People often turn to personality assessments once they see how much individual behaviour influences the flow of work. These tools give them a way to see what’s driving those patterns beneath the surface. Once that understanding settles in, discussion around power dynamics becomes more grounded and less abstract.

Conclusion

Power is part of every workplace, but the way it shifts from person to person can be guided with intention. When people stay aware of how influence moves and remain open to adjusting their own behaviour, those patterns can guide power dynamics toward something steady and supportive instead of unpredictable or draining. And once a team sees these patterns clearly, the workplace environment settles into something far more dependable.

If you’d like a clearer understanding of how people interact, communicate, and lead, DISC+ Plus Profiles can help. Our tools offer practical insights into workplace behaviour and team dynamics, making development feel more accessible and grounded.

Reach out to DISC+ Plus Profiles at (865) 896-3472 to explore assessments, coaching options, or team programs that fit your organisation’s goals. Let’s build stronger teams with real awareness and lasting clarity.

FAQ’s

1. What are power dynamics?

It’s the way influence moves between people or groups, shifting based on roles, personality, experience, or the situation itself. These shifts don’t always follow the org chart, which is why they can feel unpredictable. Once you start noticing them, you begin to see how much they guide small choices, not just big decisions. 

2. What is the relationship between work and power?

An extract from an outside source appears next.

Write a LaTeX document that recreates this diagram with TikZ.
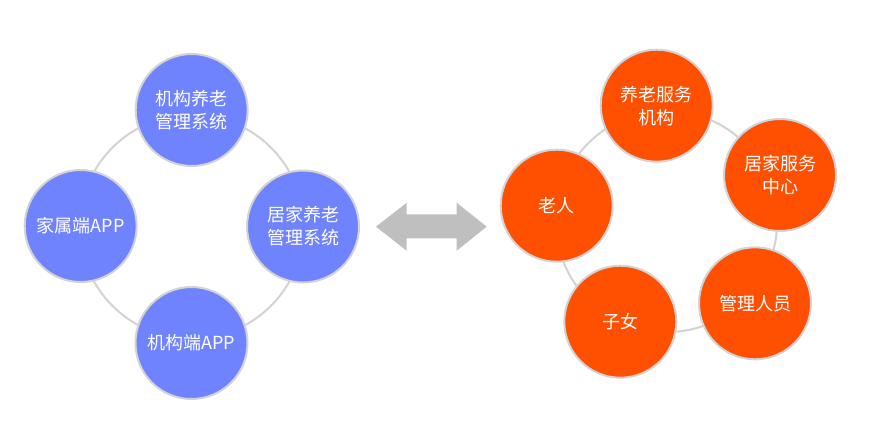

Workplaces rely on influence to make decisions, coordinate tasks, and meet goals. You can see this connection in simple moments, like who people turn to when they need clarity. Even a steady, supportive voice can reshape how teams respond to pressure. When influence is shared fairly, work feels smoother.

3. What is the definition of power relations?

It describes how groups or individuals use, share, or respond to influence. These relationships change as trust grows or fades, which is why they can feel steady one month and uncertain the next. You might even see different patterns in different teams inside the same company. 

4. How is othering used by people in power?

Othering happens when someone highlights differences to create distance or maintain control. It can appear in small comments or subtle exclusions that shape who feels welcome to speak. Over time, this behaviour becomes part of the group’s unspoken rules. 

5. What is an example of power dynamics in the workplace?

A senior specialist guides decisions because the team relies on their expertise, even when a supervisor stands in the same room. This sort of shift usually grows slowly as people build trust in that specialist’s judgment. It shows how influence doesn’t always match job titles. 

6. What are the three types of power dynamics?

Role-based, expertise-driven, and social influence patterns. Each one can affect teams differently, depending on the personalities involved. Sometimes all three overlap in a single situation, which makes the interaction feel more layered. Recognising these patterns helps teams respond with more clarity.

7. What are the dynamics of the workplace?

They involve the ways people communicate, the style of leadership they’re used to, the social habits that form over time, the range of personalities in the room, and the continual movement of influence between them. These pieces don’t operate separately; they mix and shift throughout the day. A team’s rhythm can change under pressure, with tight timelines, or simply because the person guiding the discussion changes.